Vega shifts are often invisible in the moment because they're separate from the stock price movement that dominates attention. But for traders holding options for days or weeks, vega can dominate the P&L. You could be right about direction—the stock could move in your favor—yet still lose money if volatility collapses. Or you could be wrong about direction and still profit if volatility spikes. This is why understanding vega on your diagram is critical.
Quick definition: Vega is the change in option value per 1-point change in implied volatility, visually represented by the P&L diagram expanding (higher IV) or contracting (lower IV) around the current stock price. Positive vega positions profit from rising volatility; negative vega positions profit from falling volatility.
Key takeaways
- Vega is the sensitivity of option prices to changes in implied volatility
- Higher implied volatility makes all options more expensive; lower volatility makes them cheaper
- Long options (long calls, long puts) have positive vega—they profit when volatility rises
- Short options (short calls, short puts) have negative vega—they profit when volatility falls
- Volatility changes affect the entire P&L diagram, not just one point
Vega as a Diagram Shift: Expansion and Contraction
Imagine your current P&L diagram for a long call. It shows a specific payoff shape with specific maximum profit at different stock prices. Now implied volatility rises from 25 to 30. What happens?
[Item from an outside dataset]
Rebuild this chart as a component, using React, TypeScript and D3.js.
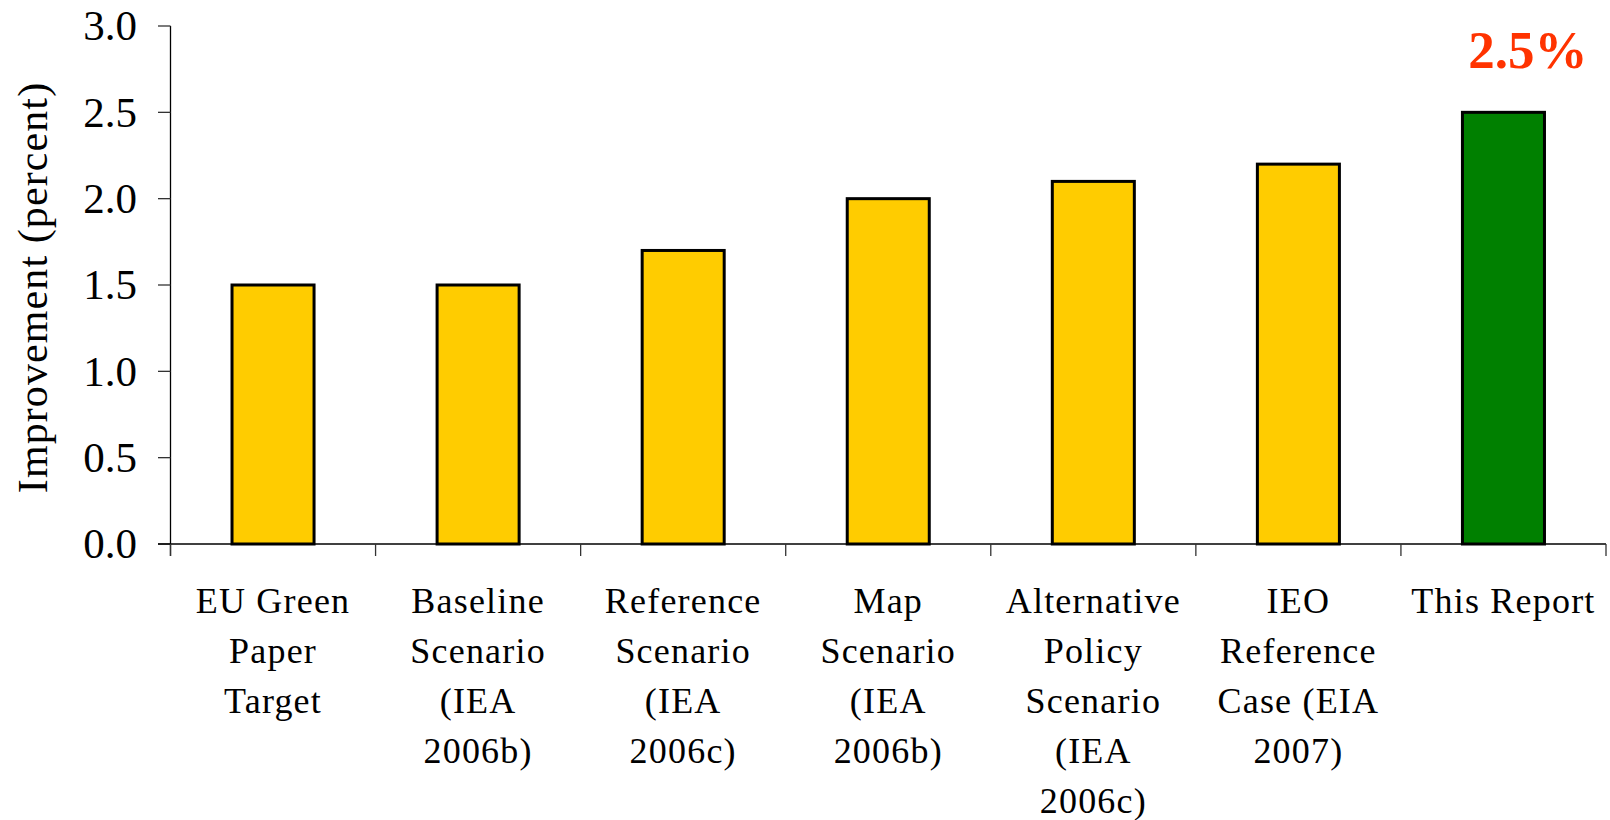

The call becomes more expensive. If the stock price stays constant, the call's value increases. If you still hold the position, your P&L improves at every stock price level. The entire P&L diagram shifts upward. This is vega at work: higher volatility, higher option value, higher P&L at every point.
Conversely, if volatility falls from 25 to 20, the call becomes cheaper. Your P&L diagram shifts downward at every point. You've lost value, even though the stock price hasn't moved.
For a short call (you sold it), the opposite happens. Higher volatility means the call you sold is now worth more, so your liability increases. Your P&L diagram shifts downward (worse for you). Lower volatility improves your P&L diagram by shifting it upward.
Real example: You buy Microsoft $350 calls one month before expiration when volatility is 30. You paid $4.00 per call. One week later, Microsoft is still at $350 (stock hasn't moved), but volatility has risen to 40. Your call is now worth $6.00. Your P&L diagram has shifted up by $2.00 at the $350 price point. You've made $2.00 per share on the stock price holding steady, due entirely to vega working in your favor. Conversely, if volatility had fallen to 20, your call would be worth $2.50, and your P&L would have shifted down by $1.50.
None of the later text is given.